# What's with green valve stem caps?



## milobloom242 (Dec 28, 2004)

Lanc3r said:


> Upon Googling the claim is that Nitrogen bleeds through rubber at a slower rate the O2, so the tire pressures are maintained longer. My OP is apparantly wrong.


the N2 molecule is larger than O2 molecule, which could explain the slower bleed rate


----------



## Test_Engineer (Sep 11, 2004)

teh_jev said:


> I'm sure this has been answered before but why nitrogen? I can't imagine it lessening too much weight can it?


If you read enough technical opinions on it, you will find rather quickly that it is the newest snake oil product of the auto industry. If someone wants, I will go into detail, but most of it is very technical and it proves Nitrogen filling on a passenger car is complete BS.


----------



## obmd1 (Jan 17, 2005)

Test_Engineer said:


> If you read enough technical opinions on it, you will find rather quickly that it is the newest snake oil product of the auto industry. If someone wants, I will go into detail, but most of it is very technical and it proves Nitrogen filling on a passenger car is complete BS.
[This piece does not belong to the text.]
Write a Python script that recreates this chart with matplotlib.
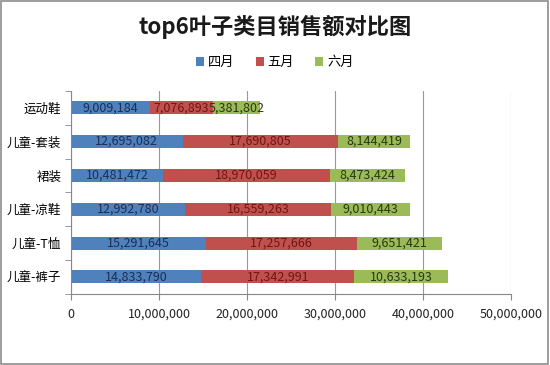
import matplotlib.pyplot as plt
from matplotlib.patches import Rectangle
from matplotlib.ticker import FuncFormatter, MultipleLocator

plt.rcParams['font.family'] = ['Noto Sans CJK SC', 'DejaVu Sans']

categories = ['运动鞋', '儿童-套装', '裙装', '儿童-凉鞋', '儿童-T恤', '儿童-裤子']
april = [9009184, 12695082, 10481472, 12992780, 15291645, 14833790]
may = [7076893, 17690805, 18970059, 16559263, 17257666, 17342991]
june = [5381802, 8144419, 8473424, 9010443, 9651421, 10633193]
series_names = ['四月', '五月', '六月']

colors = ['#4F81BD', '#C0504D', '#9BBB59']
text_colors = ['#1A2F55', '#6E1614', '#2A3610']

fig = plt.figure(figsize=(5.5, 3.65), dpi=100)
ax = fig.add_axes([0.129, 0.195, 0.8, 0.556])

y = list(range(len(categories)))
left = [0] * len(categories)
for vals, name, c, tc in zip([april, may, june], series_names, colors, text_colors):
    ax.barh(y, vals, left=left, height=0.38, color=c, label=name, zorder=2)
    for yi, l, v in zip(y, left, vals):
        ax.text(l + v / 2, yi, f'{v:,}', ha='center', va='center',
                fontsize=9, color=tc, zorder=3)
    left = [a + b for a, b in zip(left, vals)]

ax.set_ylim(5.5, -0.5)
ax.set_xlim(0, 50000000)
ax.xaxis.set_major_locator(MultipleLocator(10000000))
ax.xaxis.set_major_formatter(FuncFormatter(lambda v, p: f'{int(v):,}'))
ax.set_yticks(y)
ax.set_yticklabels(categories, fontsize=9)
ax.set_yticks([i + 0.5 for i in range(-1, 6)], minor=True)
ax.tick_params(axis='y', which='major', length=0, pad=7)
ax.tick_params(axis='y', which='minor', length=4, color='#888888')
ax.tick_params(axis='x', labelsize=9, length=4, color='#888888', pad=6,
               labelcolor='#222222')
ax.grid(axis='x', color='#999999', linewidth=0.8, zorder=0)
for s in ['top', 'right']:
    ax.spines[s].set_visible(False)
for s in ['left', 'bottom']:
    ax.spines[s].set_color('#888888')

fig.text(0.5, 0.925, 'top6叶子类目销售额对比图', ha='center', va='center',
         fontsize=16, fontweight='bold', color='#1a1a1a')
fig.legend(loc='center', bbox_to_anchor=(0.5, 0.828), ncol=3, frameon=False,
           fontsize=9.5, handlelength=0.6, handleheight=0.6, columnspacing=1.6,
           handletextpad=0.3)

fig.patches.append(Rectangle((0.002, 0.003), 0.995, 0.994, transform=fig.transFigure,
                             fill=False, edgecolor='#8c8c8c', linewidth=1.2))

fig.savefig('out.png', dpi=100)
but it does explain why Discount Tire put those ugly green things on the wife's car.


----------



## dboy11 (Mar 6, 2006)

milobloom242 said:


> the N2 molecule is larger than O2 molecule, which could explain the slower bleed rate


This was how it was explained to me..


----------



## rehostman (Feb 10, 2008)

My winter tires were filled with nitrogen and the technician told me the green valve stem caps were green for this reason. He also mentioned that the tires would lose pressure less rapidly with nitrogen, for what it's worth.


----------



## geebeemer (Jul 2, 2005)

Well, well....

A month ago went to Colony Tire for the two front tires on my S10. Out the door for $165 or so. Go in yesterday to get the two back tires and check the paperwork after I leave and discover they've charged me $7.50 per tire for nitrogen. "Uh, beg your pardon? Did I ask for a $7.50 bump per tire for green caps?? No." :tsk:

Note to self: Next time I get tires, explicitly state I'm not paying extra for nitrogen. kthxbye


----------



## 1SCK530 (Apr 29, 2009)

because costco is a horrible company and they are all stupid


----------



## Andrew*Debbie (Jul 2, 2004)

milobloom242 said:


> the N2 molecule is larger than O2 molecule, which could explain the slower bleed rate


Dry air is about 78% Nitrogen. 20% is O2. The rest is mostly Argon.

There can be a fair amount of water too. Depends on local conditions. A good shop air system will trap much of the water.

One could argue that dry N2 is inert and won't do anything to the tire or wheel.


----------